Subrahmanyan Chandrasekhar Biography

b:1910 Lahore, India (now Pakistan) d:1995, USA

Subrahmanyan Chandrasekhar wrote two research papers on quantum theory while still an undergraduate at the University of Madras. These were based on papers by Niels Bohr, Erwin Schrödinger and Werner Heisenberg, and (especially) Arnold Somerfeld's paper on Atomic Structure and Spectral Lines. This won him a scholarship to Cambridge in 1930, and on the boat he discovered the Chandrasekhar limit.

Chandrasekhar showed that the upper limit for a  star to become a white dwarf star is 1.4 times the sun's mass.

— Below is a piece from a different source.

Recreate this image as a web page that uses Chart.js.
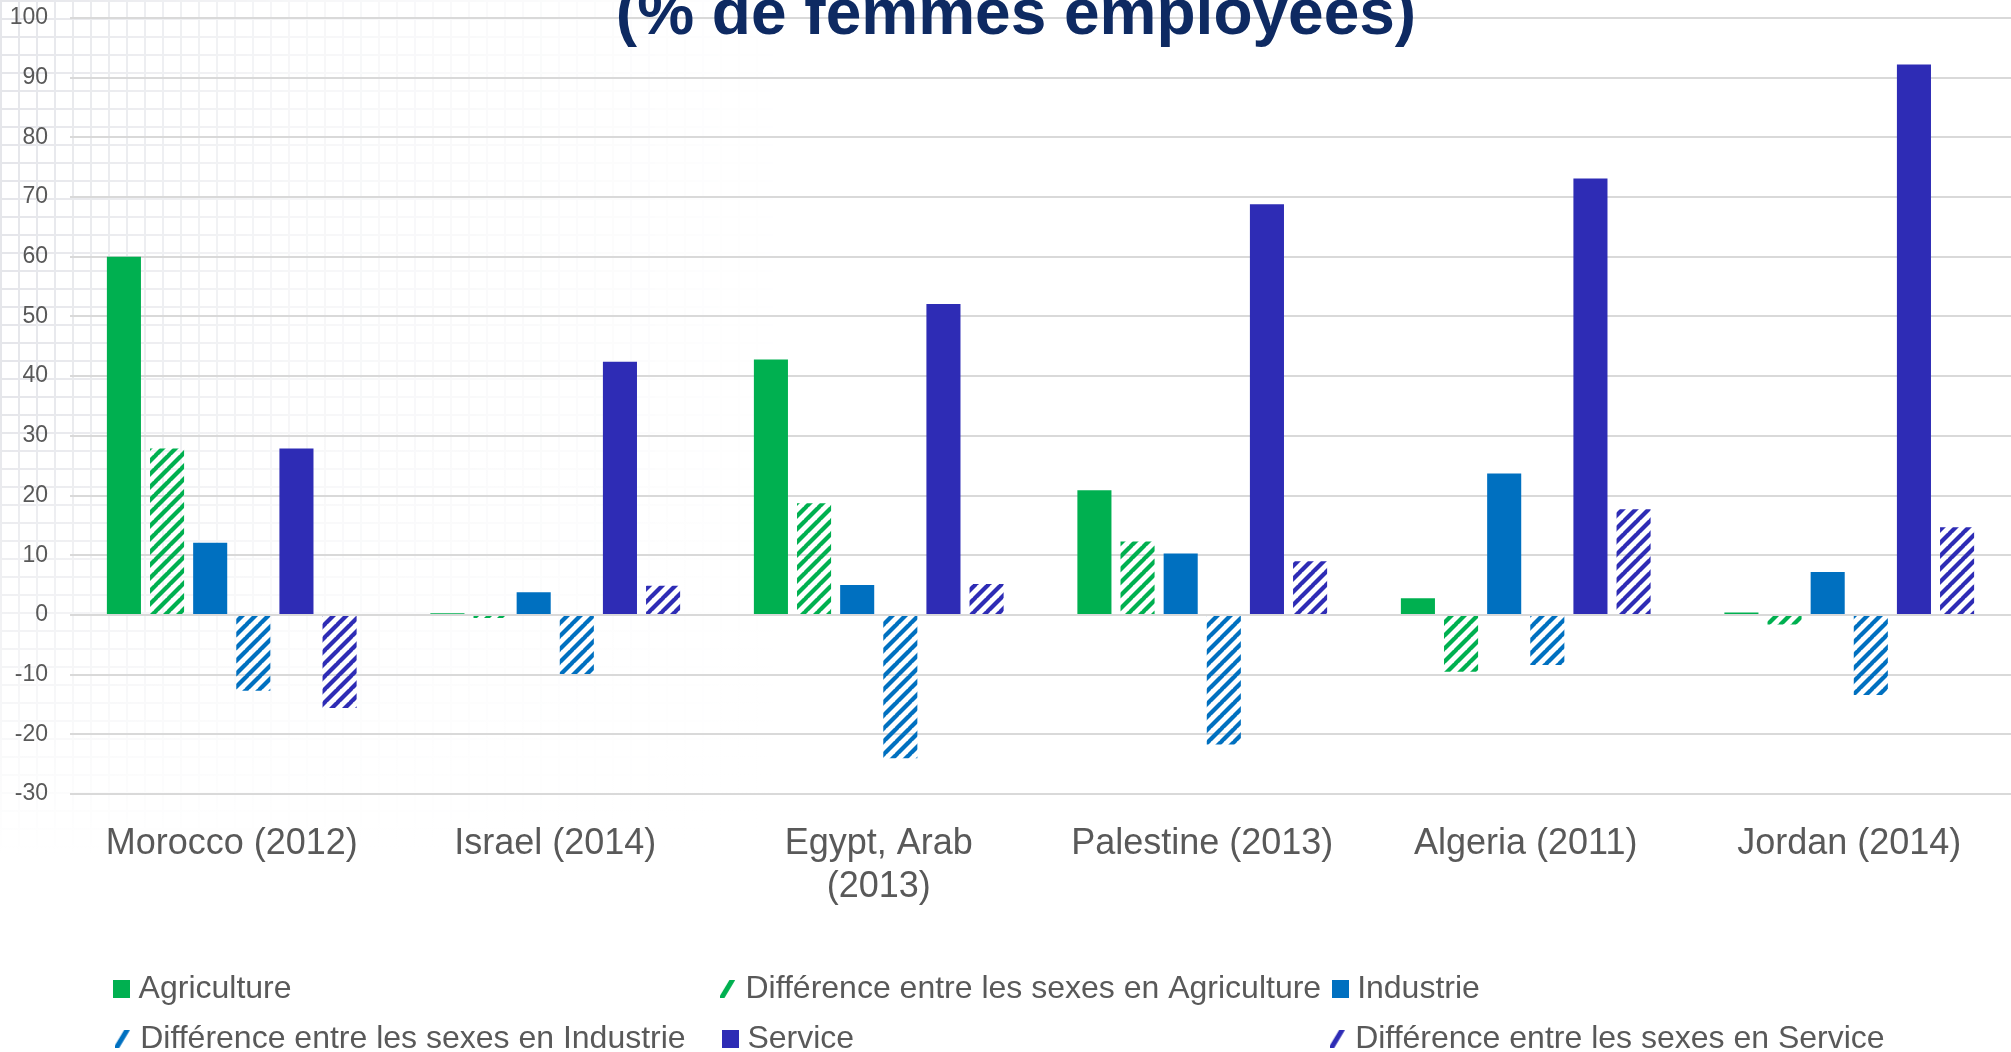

A white dwarf star has a radius of a few thousand kilometres and a density of thousands of kilograms per cubic centimetre. It does not collapse to a black hole because it is supported by repulsion between electrons as predicted by Wolfgang Pauli's exclusion principle. This principle states that two electrons cannot have the same position and velocity. It is based on Heisenberg's uncertainty principle.

Above 1.4 times the Sun's mass, Chandrasekhar concluded, the star will collapse forever to form what is now called a black hole. Although, the term black hole was only introduced by John Wheeler in 1969. Chandrasekhar was not the first to posit the idea of a black hole. In 1783 John Michell suggested that a massive, compact star might have a gravitational field so strong that light could not escape it. 

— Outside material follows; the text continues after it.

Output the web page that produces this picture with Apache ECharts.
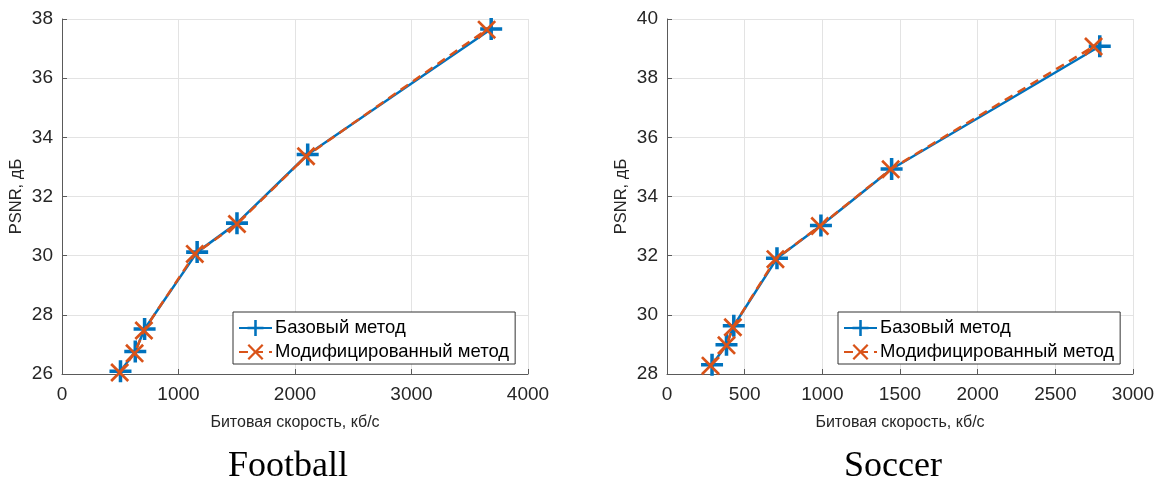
<!DOCTYPE html>
<html><head><meta charset="utf-8">
<script src="https://cdn.jsdelivr.net/npm/echarts@6/dist/echarts.min.js"></script>
<style>html,body{margin:0;padding:0;background:#fff}#c{width:1161px;height:481px}</style>
</head><body><div id="c"></div>
<script>
// Football
const footballBaseX = [502, 629, 709, 1160, 1502, 2109, 3684];
const footballBaseY = [26.09, 26.76, 27.52, 30.12, 31.10, 33.42, 37.66];
const footballModX  = [495, 623, 703, 1140, 1502, 2095, 3645];
const footballModY  = [26.05, 26.70, 27.47, 30.06, 31.07, 33.36, 37.64];
// Soccer
const soccerBaseX = [290, 383, 430, 708, 991, 1446, 2786];
const soccerBaseY = [28.31, 28.99, 29.63, 31.91, 33.02, 34.93, 39.08];
const soccerModX  = [280, 383, 424, 698, 984, 1440, 2746];
const soccerModY  = [28.28, 28.97, 29.58, 31.88, 33.00, 34.92, 39.07];

const names = ['Базовый метод', 'Модифицированный метод'];
const titles = ['Football', 'Soccer'];
const xLabel = 'Битовая скорость, кб/с';
const yLabel = 'PSNR, дБ';

const BLUE = '#0072BD', ORANGE = '#D95319', TXT = '#262626', AX = '#5a5a5a';
const PLUS = 'path://M42,0 L58,0 L58,42 L100,42 L100,58 L58,58 L58,100 L42,100 L42,58 L0,58 L0,42 L42,42 Z';
const CROSS = 'path://M0,10 L10,0 L50,40 L90,0 L100,10 L60,50 L100,90 L90,100 L50,60 L10,100 L0,90 L40,50 Z';

function zip(a, b) { return a.map((v, i) => [v, b[i]]); }

const grids = [
  {left: 62, top: 19, width: 466, height: 355},
  {left: 667, top: 19, width: 466, height: 355}
];
function xAxis(gi, max, interval) {
  return {type: 'value', gridIndex: gi, min: 0, max: max, interval: interval,
    name: xLabel, nameLocation: 'middle', nameGap: 41,
    nameTextStyle: {fontFamily: 'Liberation Sans', fontSize: 16, color: TXT},
    axisLine: {show: true, onZero: false, lineStyle: {color: AX, width: 1}},
    axisTick: {show: true, inside: true, length: 5, lineStyle: {color: AX}},
    axisLabel: {fontFamily: 'Liberation Sans', fontSize: 19, color: TXT, margin: 11,
      formatter: v => String(v)},
    splitLine: {show: true, lineStyle: {color: '#e3e3e3', width: 1}}};
}
function yAxis(gi, min, max) {
  return {type: 'value', gridIndex: gi, min: min, max: max, interval: 2,
    name: yLabel, nameLocation: 'middle', nameGap: 37,
    nameTextStyle: {fontFamily: 'Liberation Sans', fontSize: 16.5, color: TXT},
    axisLine: {show: true, onZero: false, lineStyle: {color: AX, width: 1}},
    axisTick: {show: true, inside: true, length: 5, lineStyle: {color: AX}},
    axisLabel: {fontFamily: 'Liberation Sans', fontSize: 19, color: TXT, margin: 9,
      formatter: v => String(v)},
    splitLine: {show: true, lineStyle: {color: '#e3e3e3', width: 1}}};
}
function base(gi, xs, ys) {
  return {type: 'line', name: names[0], xAxisIndex: gi, yAxisIndex: gi, data: zip(xs, ys),
    symbol: PLUS, symbolSize: 22, showAllSymbol: true, animation: false,
    lineStyle: {color: BLUE, width: 2.5}, itemStyle: {color: BLUE}, z: 2};
}
function mod(gi, xs, ys) {
  return {type: 'line', name: names[1], xAxisIndex: gi, yAxisIndex: gi, data: zip(xs, ys),
    symbol: CROSS, symbolSize: 19, showAllSymbol: true, animation: false,
    lineStyle: {color: ORANGE, width: 2.5, type: [9, 6]}, itemStyle: {color: ORANGE}, z: 3};
}
function legend(left, width) {
  return {data: names, orient: 'vertical', left: left, top: 312, itemWidth: 33, itemHeight: 20, itemGap: 4,
    padding: [6, 6, 2, 5], borderColor: '#333', borderWidth: 1, backgroundColor: '#fff', borderRadius: 0,
    textStyle: {fontFamily: 'Liberation Sans', fontSize: 18.5, color: '#000', lineHeight: 20, padding: [0, 0, 0, -2]},
    selectedMode: false};
}

const chart = echarts.init(document.getElementById('c'), null, {renderer: 'canvas'});
chart.setOption({
  animation: false,
  backgroundColor: '#fff',
  title: [
    {text: titles[0], left: 283, top: 444, textAlign: 'center', textStyle: {fontFamily: 'Liberation Serif', fontSize: 36, fontWeight: 'normal', color: '#000'}},
    {text: titles[1], left: 888, top: 444, textAlign: 'center', textStyle: {fontFamily: 'Liberation Serif', fontSize: 36, fontWeight: 'normal', color: '#000'}}
  ],
  grid: grids,
  xAxis: [xAxis(0, 4000, 1000), xAxis(1, 3000, 500)],
  yAxis: [yAxis(0, 26, 38), yAxis(1, 28, 40)],
  legend: [legend(233), legend(838)],
  series: [
    base(0, footballBaseX, footballBaseY), mod(0, footballModX, footballModY),
    base(1, soccerBaseX, soccerBaseY), mod(1, soccerModX, soccerModY)
  ]
});
</script></body></html>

Chandrasekhar's claim that a star with a mass greater than the Chandrasekhar limit would collapse to form a black hole was ridiculed by Sir Arthur Eddington, one of his heroes at Cambridge. So, in 1936, Chandrasekhar left for the University of Chicago. There he moved into other areas of astronomy, a fruit of which was his classic work An Introduction to Stellar Structure.

In 1953 Chandrasekhar became a US citizen, and the editor of Astrophysical Journal. He remained at the University of Chicago for the rest of his working life. He returned to black hole theory in the 1970s, and won the Nobel Prize in 1983 for his work on white dwarfs and black holes.